> **Provided material**
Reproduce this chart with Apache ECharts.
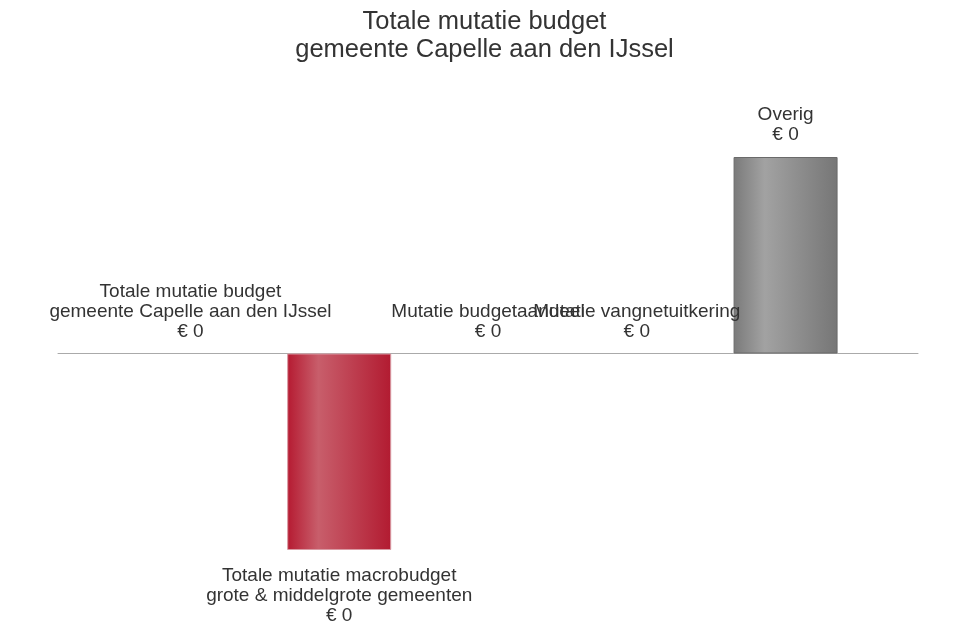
<!DOCTYPE html>
<html>
<head>
<meta charset="utf-8">
<script src="https://cdn.jsdelivr.net/npm/echarts@6/dist/echarts.min.js"></script>
<style>html,body{margin:0;padding:0;background:#fff}#c{width:969px;height:630px}</style>
</head>
<body>
<div id="c"></div>
<script>
const titleText = 'Totale mutatie budget\ngemeente Capelle aan den IJssel';
const categories = [
  'Totale mutatie budget\ngemeente Capelle aan den IJssel',
  'Totale mutatie macrobudget\ngrote & middelgrote gemeenten',
  'Mutatie budgetaandeel',
  'Mutatie vangnetuitkering',
  'Overig'
];
const values = [0, -0.4, 0, 0, 0.4];

const redGrad = new echarts.graphic.LinearGradient(0, 0, 1, 0, [
  {offset: 0, color: '#b51a31'},
  {offset: 0.3, color: '#c85e6b'},
  {offset: 1, color: '#b21b31'}
]);
const grayGrad = new echarts.graphic.LinearGradient(0, 0, 1, 0, [
  {offset: 0, color: '#7a7a7a'},
  {offset: 0.3, color: '#a2a2a2'},
  {offset: 1, color: '#767676'}
]);

const data = values.map((v, i) => ({
  value: [i, v],
  itemStyle: v < 0 ? {color: redGrad, borderColor: '#d99aa3', borderWidth: 1}
           : v > 0 ? {color: grayGrad, borderColor: '#6a6a6a', borderWidth: 1}
           : {color: 'rgba(0,0,0,0)', borderWidth: 0},
  label: v < 0 ? {position: 'bottom', distance: 16} : {position: 'top', distance: 12}
}));

const chart = echarts.init(document.getElementById('c'));
chart.setOption({
  animation: false,
  title: {
    text: titleText,
    left: 'center',
    top: 3,
    textStyle: {fontFamily: 'Liberation Sans', fontSize: 25.5, fontWeight: 'normal', color: '#333', lineHeight: 28}
  },
  grid: {left: 58, right: 51, top: 157, bottom: 80, containLabel: false},
  xAxis: {
    type: 'value', min: -0.89, max: 4.89,
    axisLine: {show: true, onZero: true, lineStyle: {color: '#aaaaaa', width: 1}},
    axisTick: {show: false}, axisLabel: {show: false}, splitLine: {show: false}
  },
  yAxis: {
    type: 'value', min: -0.4, max: 0.4, show: false,
    splitLine: {show: false}
  },
  series: [{
    type: 'bar',
    barWidth: 104,
    data: data,
    label: {
      show: true,
      fontFamily: 'Liberation Sans',
      fontSize: 19,
      lineHeight: 20,
      color: '#333',
      align: 'center',
      formatter: p => categories[p.dataIndex] + '\n€ ' + (Math.round(values[p.dataIndex]) + 0)
    }
  }]
});
</script>
</body>
</html>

> **Exercise instructions**
Restate the whole listing above exactly, please, omitting every image.

> **Written answer**
Reproduce this chart with Apache ECharts.
<!DOCTYPE html>
<html>
<head>
<meta charset="utf-8">
<script src="https://cdn.jsdelivr.net/npm/echarts@6/dist/echarts.min.js"></script>
<style>html,body{margin:0;padding:0;background:#fff}#c{width:969px;height:630px}</style>
</head>
<body>
<div id="c"></div>
<script>
const titleText = 'Totale mutatie budget\ngemeente Capelle aan den IJssel';
const categories = [
  'Totale mutatie budget\ngemeente Capelle aan den IJssel',
  'Totale mutatie macrobudget\ngrote & middelgrote gemeenten',
  'Mutatie budgetaandeel',
  'Mutatie vangnetuitkering',
  'Overig'
];
const values = [0, -0.4, 0, 0, 0.4];

const redGrad = new echarts.graphic.LinearGradient(0, 0, 1, 0, [
  {offset: 0, color: '#b51a31'},
  {offset: 0.3, color: '#c85e6b'},
  {offset: 1, color: '#b21b31'}
]);
const grayGrad = new echarts.graphic.LinearGradient(0, 0, 1, 0, [
  {offset: 0, color: '#7a7a7a'},
  {offset: 0.3, color: '#a2a2a2'},
  {offset: 1, color: '#767676'}
]);

const data = values.map((v, i) => ({
  value: [i, v],
  itemStyle: v < 0 ? {color: redGrad, borderColor: '#d99aa3', borderWidth: 1}
           : v > 0 ? {color: grayGrad, borderColor: '#6a6a6a', borderWidth: 1}
           : {color: 'rgba(0,0,0,0)', borderWidth: 0},
  label: v < 0 ? {position: 'bottom', distance: 16} : {position: 'top', distance: 12}
}));

const chart = echarts.init(document.getElementById('c'));
chart.setOption({
  animation: false,
  title: {
    text: titleText,
    left: 'center',
    top: 3,
    textStyle: {fontFamily: 'Liberation Sans', fontSize: 25.5, fontWeight: 'normal', color: '#333', lineHeight: 28}
  },
  grid: {left: 58, right: 51, top: 157, bottom: 80, containLabel: false},
  xAxis: {
    type: 'value', min: -0.89, max: 4.89,
    axisLine: {show: true, onZero: true, lineStyle: {color: '#aaaaaa', width: 1}},
    axisTick: {show: false}, axisLabel: {show: false}, splitLine: {show: false}
  },
  yAxis: {
    type: 'value', min: -0.4, max: 0.4, show: false,
    splitLine: {show: false}
  },
  series: [{
    type: 'bar',
    barWidth: 104,
    data: data,
    label: {
      show: true,
      fontFamily: 'Liberation Sans',
      fontSize: 19,
      lineHeight: 20,
      color: '#333',
      align: 'center',
      formatter: p => categories[p.dataIndex] + '\n€ ' + (Math.round(values[p.dataIndex]) + 0)
    }
  }]
});
</script>
</body>
</html>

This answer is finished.